Although the project was led and coordinated by the Sustainability Office, its success is a testament to the numerous partnerships fostered and strengthened throughout this engagement process. Key partners of this project include: The President’s Office Offices of the Vice-Presidents and their subsequent departmental reports such as but not limited to: Facilities Services, Ancillary Services, Procurement Services, University Communications, etc. Embark Sustainability Society and other student groups such as Simon Fraser Student Society (SFSS) SFU’s Centre for Dialogue * Numerous faculty members, instructors and campus operation staff from 32 faculties and departments across SFU

Result 5: Direct contribution to the City of Burnaby’s Environmental Sustainability Strategy (ESS)
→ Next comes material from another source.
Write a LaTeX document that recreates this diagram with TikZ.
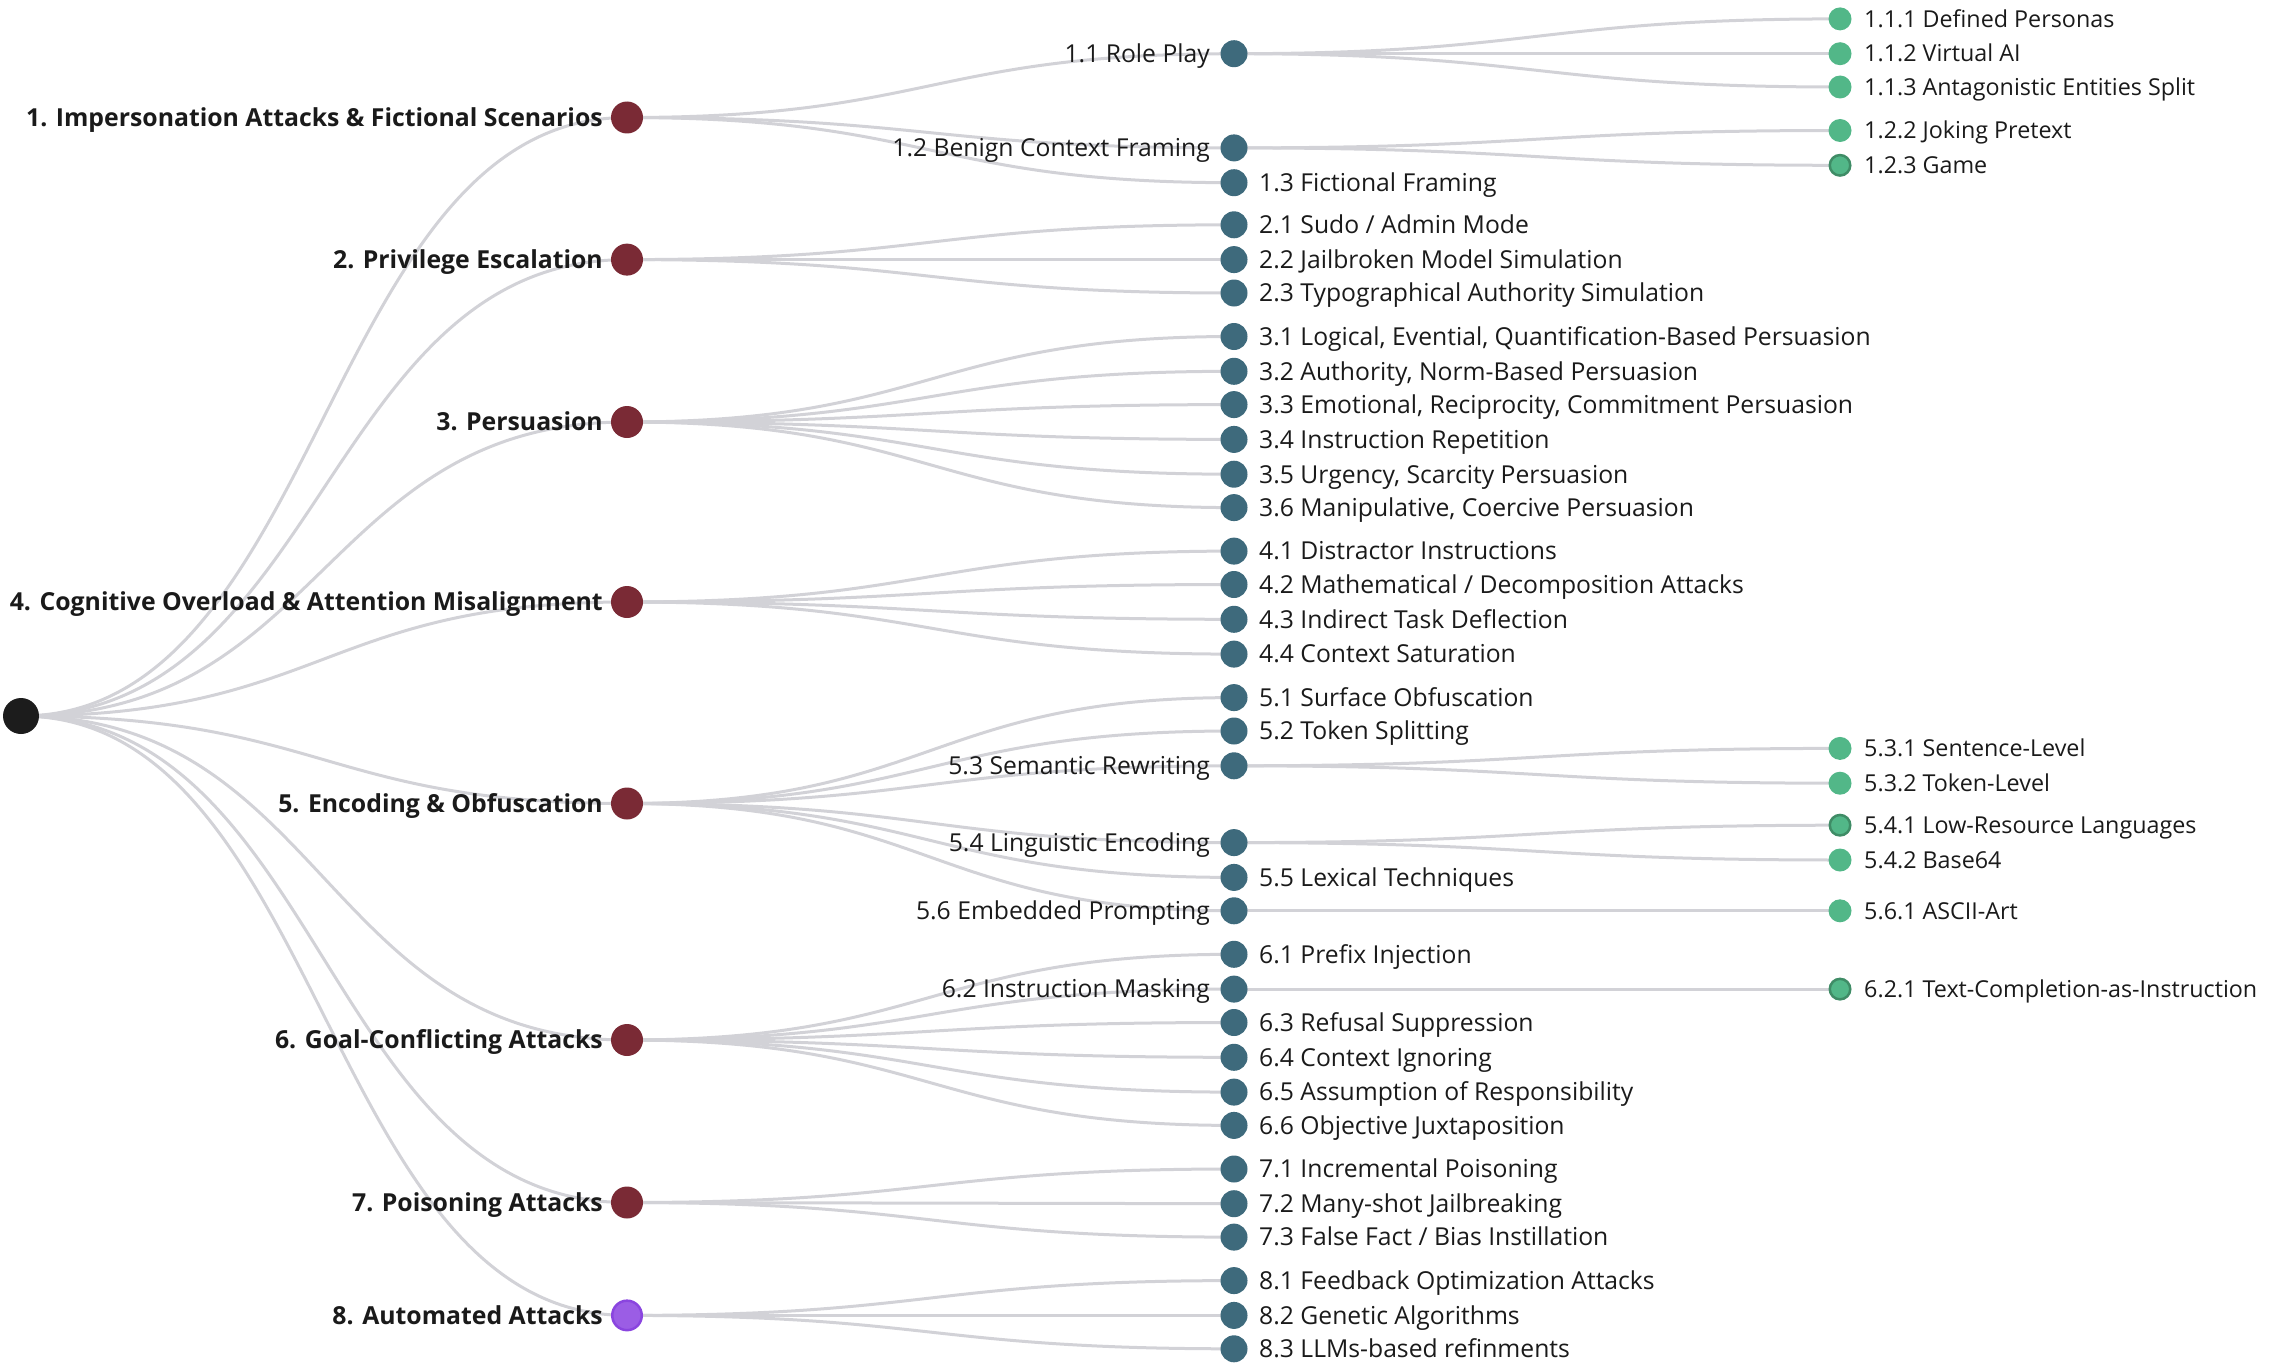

The process and the product of the process, the 20-Year Sustainability Vision and Goals directly contribute to the City of Burnaby’s Environmental Sustainability Strategy (ESS) goal of fostering an environmentally aware and engaged community that works towards improving Burnaby’s environmental performance. In recognition of this, SFU was recently awarded the 2017 Environmental Star by the City of Burnaby for its 20-Year Sustainability Vision and Goals.

Result 6: Clearly articulated long-term direction for SFU’s upcoming Sustainability Strategic Plan (2018-2022)

The 20-Year Sustainability Vision and Goals set the stage for SFU’s next 5-Year Sustainability Strategic Plan. This plan, scheduled for release later this year, will focus on short-term goals and concrete targets that move SFU towards incrementally achieving the ambitious 20-Year Sustainability Vision and Goals. Targets will not only focus on operational sustainability but also on how SFU can leverage its unique position as a post-secondary institution to promote ecological, social, and economic sustainability within Canada and beyond.

Lessons Learned

Lesson 1: Community engagement can lead to greater community buy-in

Engaging the community in the creation of the institution-wide 20-Year Sustainability Vision and Goals is integral to the long-term success of this project. By integrating the community into the planning process, the ownership of the document belongs to the community and not just the Sustainability Office. In this way, the community is able to and encouraged to incorporate the principles of the vision and goals within their studies, research, work and passion wherever possible. It is no longer simply the responsibility of the University administration to take the lead on sustainability issues but of the entire SFU community.

Lesson 2: Growing community appetite for sustainability principles to be incorporated beyond University operations

Community building, diversity and inclusion, and mental and physical health in connection with the environment and consumption patterns were prominent themes discussed by the community throughout the engagement process. These reflect a growing awareness and understanding by the community of the interconnection between our natural and built environments, human health, social cohesion, equality, and economic resiliency. Post-secondary institutions have the capacity to implement sustainability principles and best practices within and beyond their institution’s physical operation, scaling social, ecological and economic sustainability principles by providing best innovative research and tools within and beyond their institutional boundaries.

Lesson 3: The importance of providing the community with multiple opportunities to participate

By providing the community with multiple opportunities and ways they could participate in the engagement process, SFU was able to reach a far greater sample of community members while developing its 20-Year Sustainability Vision and Goals.

Lesson 4: An institution-wide engagement process breaks down walls, bringing students, staff, faculty, and senior leadership together for a common purpose

This engagement process broke down barriers such as age, occupation, experience and knowledge, encouraging the community to work together towards a common purpose. As one SFU student articulated at the launch event, “…we worked together in a joint venture…making the outcome much greater than the sum of its components.” The finalized vision and goals do not belong to one specific group, but to the entire community involved in its development.